The losses of those House seats will make it more difficult for Gov. Linda Lingle to reject pro-labor measures that are approved by the Democratic-controlled Legislature.
"I would say they played a major role in the elections of a lot of candidates in Hawaii," said state House Speaker Calvin Say.
The election results were among several highlights for the HGEA in 2004.
In March the union secured a new two-year contract when an arbitration panel awarded HGEA members a merit-based pay increase ranging from 5 percent to 9 percent.
Lingle vetoed the pay raise, saying it would cost the state $248 million over five years, but the veto was overridden by the Legislature.
Okata had argued that the Lingle administration provided larger raises for other public-employee unions.
Since 1981 the low-key Okata has served as executive director of HGEA, which represents 24,000 city and state workers and another 19,000 retirees and associate members.

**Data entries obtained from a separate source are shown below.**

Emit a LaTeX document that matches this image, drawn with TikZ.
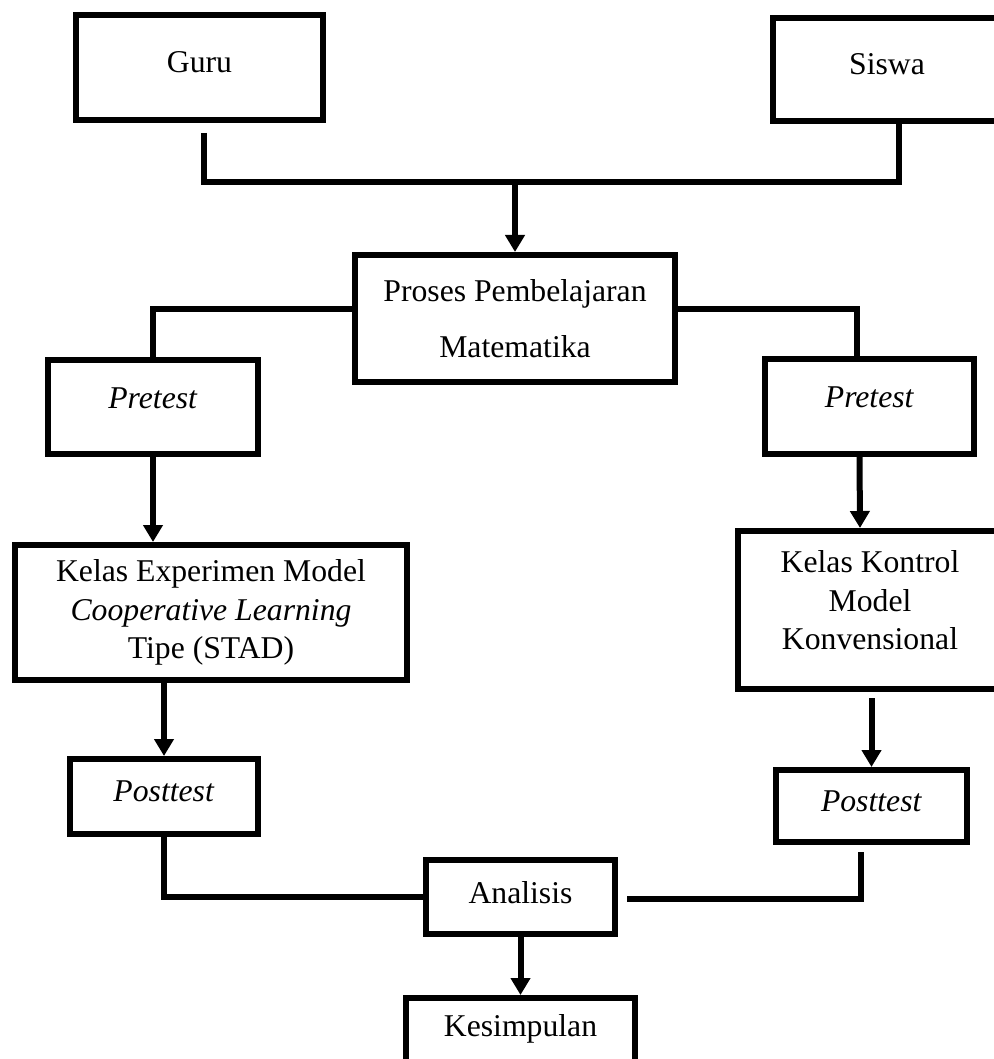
\documentclass[tikz,border=0pt]{standalone}
\usepackage{fontspec}
\setmainfont{Liberation Serif}
\usetikzlibrary{arrows.meta,calc}

\begin{document}
\begin{tikzpicture}[x=1pt, y=-1pt,
    every node/.style={font=\fontsize{31.7}{38.5}\selectfont, align=center},
    kotak/.style={draw, line width=6pt, inner sep=0pt},
    satu/.style={kotak, text depth=10pt},
    garis/.style={line width=6pt},
    panah/.style={line width=6pt, -{Triangle[width=19pt,length=17pt]}}]
  \useasboundingbox (0,0) rectangle (993,1059);
  \node[satu, minimum width=247, minimum height=105] (guru) at (199.5,67.5) {Guru};
  \node[satu, minimum width=228, minimum height=103] (siswa) at (887,69.5) {Siswa};
  \node[kotak, minimum width=320, minimum height=127] (proses) at (515,318.5) {Proses Pembelajaran\\[17.5pt]Matematika};
  \node[kotak, text depth=18pt, minimum width=210, minimum height=94] (pretestL) at (153,407) {\textit{Pretest}};
  \node[kotak, text depth=18pt, minimum width=209, minimum height=95] (pretestR) at (869.5,406.5) {\textit{Pretest}};
  \node[kotak, minimum width=392, minimum height=135] (eksp) at (211,612.5) {Kelas Experimen Model\\\textit{Cooperative Learning}\\Tipe (STAD)};
  \node[kotak, text depth=20pt, minimum width=264, minimum height=158] (kontrol) at (870,610) {Kelas Kontrol\\Model\\Konvensional};
  \node[satu, minimum width=188, minimum height=75] (postL) at (164,796.5) {\textit{Posttest}};
  \node[satu, minimum width=191, minimum height=72] (postR) at (871.5,806) {\textit{Posttest}};
  \node[satu, minimum width=189, minimum height=74] (analisis) at (520.5,897) {Analisis};
  \node[kotak, minimum width=229, inner ysep=16pt, text depth=70pt, anchor=north] (kesimpulan) at (520.5,995) {Kesimpulan};
  \coordinate (temu) at (515,182);

  \draw[garis] ($(guru.south)+(4.5,10)$) |- (temu) -| ($(siswa.south)+(12,0)$);
  \draw[panah] (temu) -- (proses.north);
  \draw[garis] ($(proses.west)+(0,-10)$) -| (pretestL.north);
  \draw[garis] ($(proses.east)+(0,-10)$) -| ($(pretestR.north)+(-13,0)$);
  \draw[panah] (pretestL.south) -- (pretestL.south |- eksp.north);
  \draw[panah] ($(pretestR.south)+(-10,0)$) -- ($(kontrol.north)+(-10,0)$);
  \draw[panah] (postL.north |- eksp.south) -- (postL.north);
  \draw[panah] ($(kontrol.south)+(1.5,6)$) -- (postR.north);
  \draw[garis] (postL.south) |- (analisis.west);
  \draw[garis] ($(postR.south)+(-11,7)$) |- ($(analisis.east)+(9,2)$);
  \draw[panah] (analisis.south) -- (kesimpulan.north);
\end{tikzpicture}
\end{document}
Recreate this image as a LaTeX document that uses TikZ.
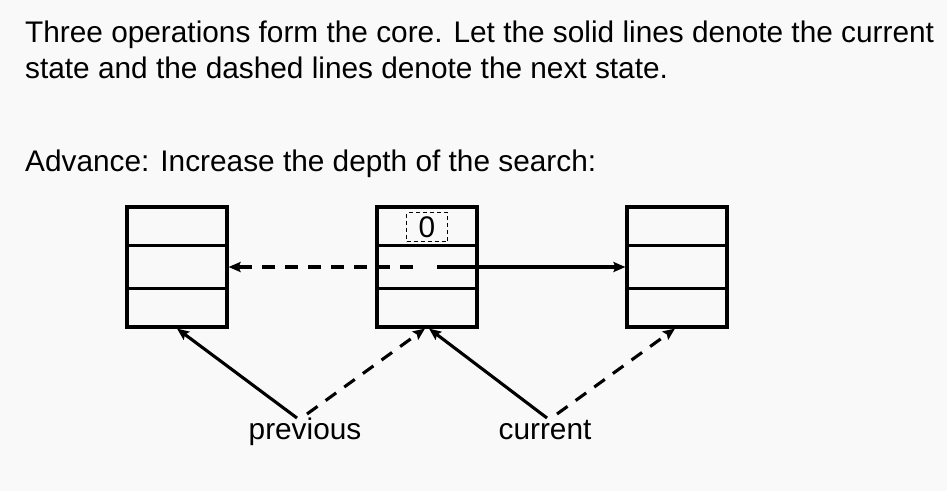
\documentclass[tikz,border=0pt]{standalone}
\usepackage{fontspec}
\setmainfont{Liberation Sans}
\usetikzlibrary{arrows.meta}
\definecolor{bg}{RGB}{249,249,249}
\begin{document}
\begin{tikzpicture}[x=1pt,y=-1pt,
  txt/.style={anchor=base west,inner sep=0pt,font=\fontsize{29.8}{36}\selectfont},
  lbl/.style={anchor=base,inner sep=0pt,font=\fontsize{29.8}{36}\selectfont},
  stack/.style={draw,line width=3.1pt,minimum width=100pt,minimum height=120pt,inner sep=0pt},
  row/.style={line width=3.1pt},
  arr/.style={line width=3.1pt,-{Stealth[length=12pt,width=10pt,inset=2pt]}},
  dsh/.style={dash pattern=on 13pt off 10pt},
  zbox/.style={draw,line width=1.2pt,dash pattern=on 4pt off 3pt,minimum width=41pt,minimum height=29pt,inner sep=0pt,font=\fontsize{29.8}{36}\selectfont}]
\fill[bg] (0,0) rectangle (947,491);
\useasboundingbox (0,0) rectangle (947,491);

\node[txt] (t1) at (25,42) {Three operations form the core. Let the solid lines denote the current};
\node[txt] (t2) at (25,78) {state and the dashed lines denote the next state.};
\node[txt] (t3) at (25,171) {Advance: Increase the depth of the search:};

\node[stack] (L) at (177,267) {};
\node[stack] (M) at (427,267) {};
\node[stack] (R) at (677,267) {};
\foreach \b in {L,M,R}{
  \draw[row] ([yshift=-40pt]\b.north west) -- ([yshift=-40pt]\b.north east);
  \draw[row] ([yshift=40pt]\b.south west) -- ([yshift=40pt]\b.south east);
}
\node[zbox] (z) at (427,227) {0};

\coordinate (ms) at (413,267);
\coordinate (me) at (437,267);
\draw[arr,dsh] (ms) -- (L.east);
\draw[arr] (me) -- (R.west);

\node[lbl] (prev) at (305,439) {previous};
\node[lbl] (cur) at (545,439) {current};
\coordinate (p1) at (297,418);
\coordinate (p2) at (307,414);
\coordinate (c1) at (547,418);
\coordinate (c2) at (557,414);
\draw[arr] (p1) -- (L.south);
\draw[arr,dsh] (p2) -- ([xshift=-2pt]M.south);
\draw[arr] (c1) -- ([xshift=2pt]M.south);
\draw[arr,dsh] (c2) -- ([xshift=-2pt]R.south);
\end{tikzpicture}
\end{document}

Okata's increased visibility comes as leadership in the local labor scene has been in flux. Longtime Carpenters Union head Walter Kupau died in 1999, while federal criminal investigations have led to the ouster of United Public Workers union boss Gary Rodrigues and ex-Teamster and Unity House official Tony Rutledge.
"He's a great leader," Richard Port, former chairman of the Hawaii Democratic Party, said of Okata. "He represents the workers in the best sort of way."